Friday, October 3, 2014

The Best of Mysore

Mysore puts one in a spot as it has so much to offer- palaces, zoo, bird sanctuary, temple, church, museums, lip smacking food, art, the list keeps growing... We have compiled a few of the best of Mysore.

Lalitha Mahal Palace: Once a Royal home, now a heritage hotel run by The Ashoka Group, this palace is tucked away from the city en route Chamundi hills. This stunning palace was one of the locations in the famous Rajinikanth movie 'Muthu.' Visitors are charged an entry fee of Rs.100, and you are treated with a delightful cup of hot beverages. One feels the essence of peace and tranquility amidst forest over looking Chamundi hills. Also, you can go back in time and experience royalty by taking a buggy ride around the palace.

 Jaganmohan Palace:  Just a stone's throw away from City Palace is the fine art gallery at Jaganmohan Palace exhibiting phenomenal work of Raja Ravi Varma, artillery, intricate woodwork, extensive ivory artifacts such as comb, stirrer, jewel box, hair pins, board games, hand fan are just a few to list. Life of Buddha depicted on a massive ivory tusk, Japanese painting on silk cloth, work of Shakespeare depicted on silver wall hangings, antique musical instruments, miniature of Ambavilas palace in marble, medieval currency are the other interesting exhibits.

If the above mentioned does not cease to amaze you, check out the exclusive oil painting - "Glow Of Hope" this beautiful painting depicts a women carrying a 'Diya' in one hand and covering the glow with the other hand to protect it from the wind. The artist has captured the ultimate glow through her fingers beautifully. No amount of words can do justice to the painting, we stood there admiring the work in awe. The museum has rightly dedicated an exclusive room with fine aesthetics to portray this exhibit.

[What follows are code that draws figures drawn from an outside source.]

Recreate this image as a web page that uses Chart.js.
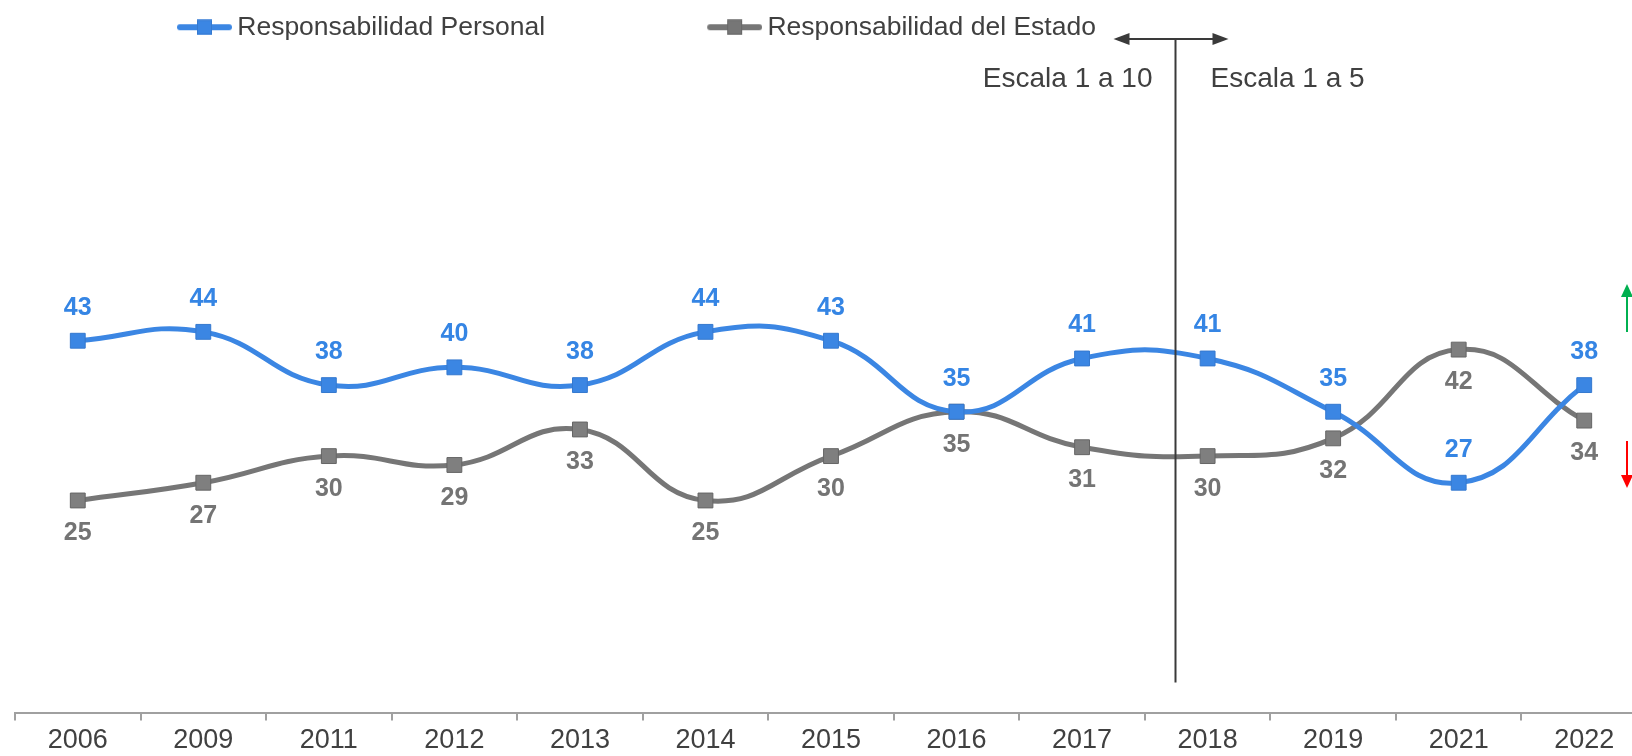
<!DOCTYPE html>
<html>
<head>
<meta charset="utf-8">
<script src="https://cdn.jsdelivr.net/npm/chart.js@4.4.0/dist/chart.umd.min.js"></script>
<style>
  html, body { margin: 0; padding: 0; background: #fff; overflow: hidden; }
  /* the last category runs past the right window edge in the original,
     so the canvas is a bit wider than the window */
  #wrap { width: 1647px; height: 761px; position: relative; }
</style>
</head>
<body>
<div id="wrap"><canvas id="chart"></canvas></div>
<script>
const years = ['2006', '2009', '2011', '2012', '2013', '2014', '2015', '2016', '2017', '2018', '2019', '2021', '2022'];
const personal = [43, 44, 38, 40, 38, 44, 43, 35, 41, 41, 35, 27, 38];
const estado = [25, 27, 30, 29, 33, 25, 30, 35, 31, 30, 32, 42, 34];
const seriesNames = ['Responsabilidad Personal', 'Responsabilidad del Estado'];
const scaleNotes = ['Escala 1 a 10', 'Escala 1 a 5'];
const scaleSplit = 8.74;   // category position where the survey scale changes
const splitTop = 77.0, splitBottom = 4.5;  // in value units

const BLUE = '#3b86e3', GRAY = '#767676', TEXT = '#404040';
const FONT = '"Liberation Sans", Arial, sans-serif';

// legend marker: line with a square, padded on the left so items sit where Excel put them
function legendMark(color, border) {
  const c = document.createElement('canvas');
  c.width = 211; c.height = 16;
  const g = c.getContext('2d');
  g.strokeStyle = color; g.lineWidth = 6; g.lineCap = 'round';
  g.beginPath(); g.moveTo(159, 8); g.lineTo(208, 8); g.stroke();
  g.fillStyle = color; g.fillRect(176, 0.5, 15, 15);
  g.strokeStyle = border; g.lineWidth = 1; g.strokeRect(176.5, 1, 14, 14);
  return c;
}
const marks = [legendMark(BLUE, '#3579cf'), legendMark(GRAY, '#666666')];

const valueLabels = {
  id: 'valueLabels',
  afterDatasetsDraw(chart) {
    const ctx = chart.ctx;
    ctx.save();
    ctx.font = 'bold 25px ' + FONT;
    ctx.textAlign = 'center';
    ctx.textBaseline = 'middle';
    chart.data.datasets.forEach((ds, i) => {
      const meta = chart.getDatasetMeta(i);
      const dir = i === 0 ? -1 : 1;  // personal above, estado below
      ctx.fillStyle = ds.labelColor;
      meta.data.forEach((pt, j) => ctx.fillText(ds.data[j], pt.x, pt.y + dir * 33));
    });
    ctx.restore();
  }
};

function arrowHead(ctx, x, y, dx, dy, len, half) {
  // tip at x,y pointing along dx,dy
  const px = -dy, py = dx;
  ctx.beginPath();
  ctx.moveTo(x, y);
  ctx.lineTo(x - dx * len + px * half, y - dy * len + py * half);
  ctx.lineTo(x - dx * len - px * half, y - dy * len - py * half);
  ctx.closePath();
  ctx.fill();
}

const scaleChange = {
  id: 'scaleChange',
  afterDraw(chart) {
    const { ctx, scales: { x, y } } = chart;
    const sx = Math.round(x.getPixelForValue(scaleSplit)) + 0.5;
    const top = y.getPixelForValue(splitTop);
    const bottom = y.getPixelForValue(splitBottom);
    ctx.save();
    ctx.strokeStyle = '#3a3a3a';
    ctx.fillStyle = '#3a3a3a';
    ctx.lineWidth = 2;
    ctx.beginPath();
    ctx.moveTo(sx, top); ctx.lineTo(sx, bottom);
    ctx.moveTo(sx - 56, top); ctx.lineTo(sx + 47, top);
    ctx.stroke();
    arrowHead(ctx, sx - 62, top, -1, 0, 16, 6);
    arrowHead(ctx, sx + 53, top, 1, 0, 16, 6);

    ctx.font = '28px ' + FONT;
    ctx.fillStyle = TEXT;
    ctx.textBaseline = 'middle';
    ctx.textAlign = 'right';
    ctx.fillText(scaleNotes[0], sx - 23, top + 40);
    ctx.textAlign = 'left';
    ctx.fillText(scaleNotes[1], sx + 35, top + 40);

    // up / down markers at the right edge of the window
    const rx = chart.width - 20;
    ctx.lineWidth = 2;
    ctx.strokeStyle = '#00b050'; ctx.fillStyle = '#00b050';
    ctx.beginPath(); ctx.moveTo(rx, 296); ctx.lineTo(rx, 332); ctx.stroke();
    arrowHead(ctx, rx, 284, 0, -1, 13, 6);
    ctx.strokeStyle = '#ff0000'; ctx.fillStyle = '#ff0000';
    ctx.beginPath(); ctx.moveTo(rx, 441); ctx.lineTo(rx, 476); ctx.stroke();
    arrowHead(ctx, rx, 488, 0, 1, 13, 6);
    ctx.restore();
  }
};

new Chart(document.getElementById('chart'), {
  type: 'line',
  data: {
    labels: years,
    datasets: [{
      label: seriesNames[0],
      data: personal,
      borderColor: BLUE,
      backgroundColor: BLUE,
      pointBorderColor: '#3579cf',
      labelColor: '#3585e4',
      borderWidth: 5,
      pointStyle: 'rect',
      pointRadius: 10.5,
      pointBorderWidth: 1,
      tension: 0.45
    }, {
      label: seriesNames[1],
      data: estado,
      borderColor: GRAY,
      backgroundColor: '#7f7f7f',
      pointBorderColor: '#666666',
      labelColor: '#747474',
      borderWidth: 5,
      pointStyle: 'rect',
      pointRadius: 10.5,
      pointBorderWidth: 1,
      tension: 0.45
    }]
  },
  options: {
    responsive: true,
    maintainAspectRatio: false,
    animation: false,
    layout: { autoPadding: false, padding: { left: 15, right: 0, top: 0, bottom: 0 } },
    plugins: {
      tooltip: { enabled: false },
      legend: {
        position: 'top',
        align: 'start',
        labels: {
          color: TEXT,
          font: { size: 26.5, family: FONT },
          usePointStyle: true,
          pointStyleWidth: 195,
          padding: 14,
          generateLabels(chart) {
            const items = Chart.defaults.plugins.legend.labels.generateLabels(chart);
            items.forEach((it, i) => { it.pointStyle = marks[i]; });
            return items;
          }
        }
      }
    },
    scales: {
      x: {
        offset: true,
        grid: { offset: true, drawOnChartArea: false, tickLength: 8, color: '#a0a0a0', lineWidth: 2 },
        border: { display: true, color: '#a0a0a0', width: 2 },
        ticks: { color: TEXT, font: { size: 27, family: FONT }, padding: 4, maxRotation: 0, autoSkip: false }
      },
      y: {
        display: false,
        min: 1.1,
        max: 75.7
      }
    }
  },
  plugins: [valueLabels, scaleChange]
});
</script>
</body>
</html>
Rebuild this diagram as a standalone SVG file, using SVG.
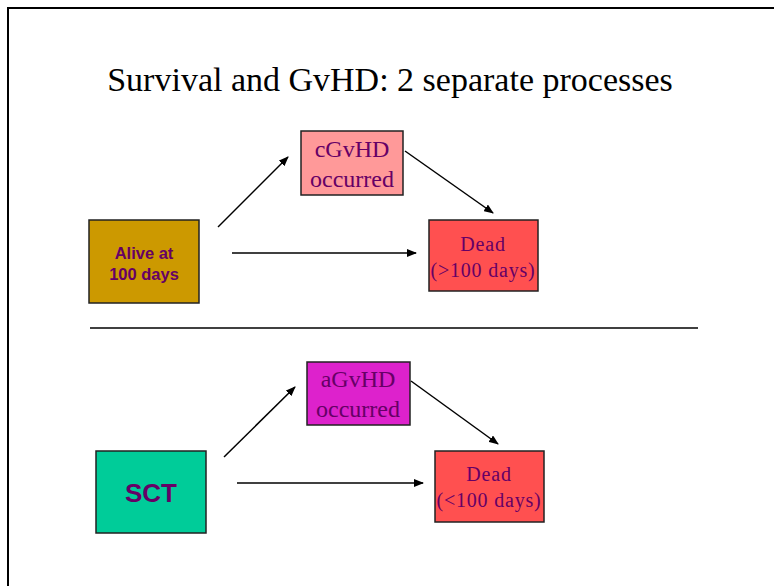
<svg xmlns="http://www.w3.org/2000/svg" width="774" height="586" viewBox="0 0 774 586">
<defs>
<marker id="ah" markerWidth="10" markerHeight="8" refX="9" refY="4" orient="auto" markerUnits="userSpaceOnUse">
<path d="M0,0 L10,4 L0,8 Z" fill="#000"/>
</marker>
<style>
.box{stroke:#222;stroke-width:1.5}
.ser{font-family:"Liberation Serif","Times New Roman",serif;fill:#660066;text-anchor:middle}
.san{font-family:"Liberation Sans",Arial,sans-serif;font-weight:bold;fill:#660066;text-anchor:middle}
.con line{stroke:#000;stroke-width:1.5;marker-end:url(#ah)}
</style>
</defs>
<rect width="774" height="586" fill="#fff"/>
<path d="M8,600 L8,8 L790,8" fill="none" stroke="#000" stroke-width="2"/>
<text x="390" y="91" class="ser" style="fill:#000;font-size:34px">Survival and GvHD: 2 separate processes</text>
<line x1="90" y1="328" x2="698" y2="328" stroke="#000" stroke-width="1.5"/>
<g id="alive"><rect class="box" x="89" y="220" width="110" height="83" fill="#CC9900"/>
<text class="san" x="144" y="259" font-size="16.5">Alive at</text>
<text class="san" x="144" y="280" font-size="16.5">100 days</text></g>
<g id="cgvhd"><rect class="box" x="301" y="131" width="102" height="64" fill="#FF9999"/>
<text class="ser" x="352" y="157" font-size="24">cGvHD</text>
<text class="ser" x="352" y="187" font-size="24">occurred</text></g>
<g id="dead1"><rect class="box" x="429" y="220" width="109" height="71" fill="#FF5050"/>
<text class="ser" x="483" y="251" font-size="20" letter-spacing="0.8">Dead</text>
<text class="ser" x="483" y="277" font-size="20" letter-spacing="0.8">(&gt;100 days)</text></g>
<g id="sct"><rect class="box" x="96" y="451" width="110" height="82" fill="#00CC99"/>
<text class="san" x="151" y="502" font-size="26">SCT</text></g>
<g id="agvhd"><rect class="box" x="307" y="362" width="103" height="63" fill="#DD22CC"/>
<text class="ser" x="358" y="387" font-size="24">aGvHD</text>
<text class="ser" x="358" y="417" font-size="24">occurred</text></g>
<g id="dead2"><rect class="box" x="435" y="451" width="109" height="71" fill="#FF5050"/>
<text class="ser" x="489" y="481" font-size="20" letter-spacing="0.8">Dead</text>
<text class="ser" x="489" y="507" font-size="20" letter-spacing="0.8">(&lt;100 days)</text></g>
<g class="con" id="connectors">
<line x1="218" y1="227" x2="288" y2="157"/>
<line x1="405" y1="151" x2="493" y2="213"/>
<line x1="232" y1="253" x2="416" y2="253"/>
<line x1="224" y1="457" x2="295" y2="387"/>
<line x1="411" y1="381" x2="498" y2="444"/>
<line x1="237" y1="483" x2="423" y2="483"/>
</g>
</svg>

To be further surprised, walk towards the first viewing gallery on the ground floor of the museum to witness a 10-feet high French clock, made in 1818, churn it's magic. Every hour the miniature soldiers march around with soft music playing in the background. Every 15 minutes one can hear the clock chime and if you observe closely on the top left corner of the clock, one can see a soldier beating a drum which syncs with the seconds hand of a clock. This clock not only shows the time but also denotes the month, date & day of the calendar year.

Rail Museum: This small museum dedicated to old locomotives is rooted in the corner of the city, right next to the railway station. If you love machines, this place is a must visit. The highlight of the museum is "The Maharani Saloon" - yet another fine example of what royal life is all about. This carriage was exclusively designed to keep the Maharani comfortable with a movable cot, writing table, fans, chandeliers, comfortable bath, great aesthetics, exclusive servant room, followed by another carriage which housed the royal cook and dining area. All of this luxury costed the Royal family Rs.29500 in year 1899.

The 'Travelling Crane' built in 1885 is another engineering marvel exhibited at this museum. This crane could lift weights upto 5 ton and can swivel to 360 degree. This was used during accident and restoration work, best part being this is in perfect working condition.

Saint Philomena Church; Built in Neo Gothic style in 1936, this massive structure stands tall attracting devotees and tourists. Do go there to admire and appreciate the architecture and sheer class of the monument. The special feature of the church is the passage to the basement housing the relic of Saint Phelomena under the main altar.

Chamundi Hills: 15 km from Mysore city is Chamundi hills, the adobe of Chamundeswari. It is one of the most famous and much visited pilgrimage site in Mysore. Apart from spirituality, you have stellar panoramic view of Mysore city. Do stop at the view point to get a bird's eye view of the racecourse, Mysore palace, karanji lake & the city.

The mere fact of visiting any religious place is for solace and inner peace, however, the ground reality is completely different. People push, shove & scream at one another to catch a glimpse of the deity. The drive to Chamundi hills is brilliant, on either side you are treated with lush green forest. On the way back do stop over at Sand Art Museum.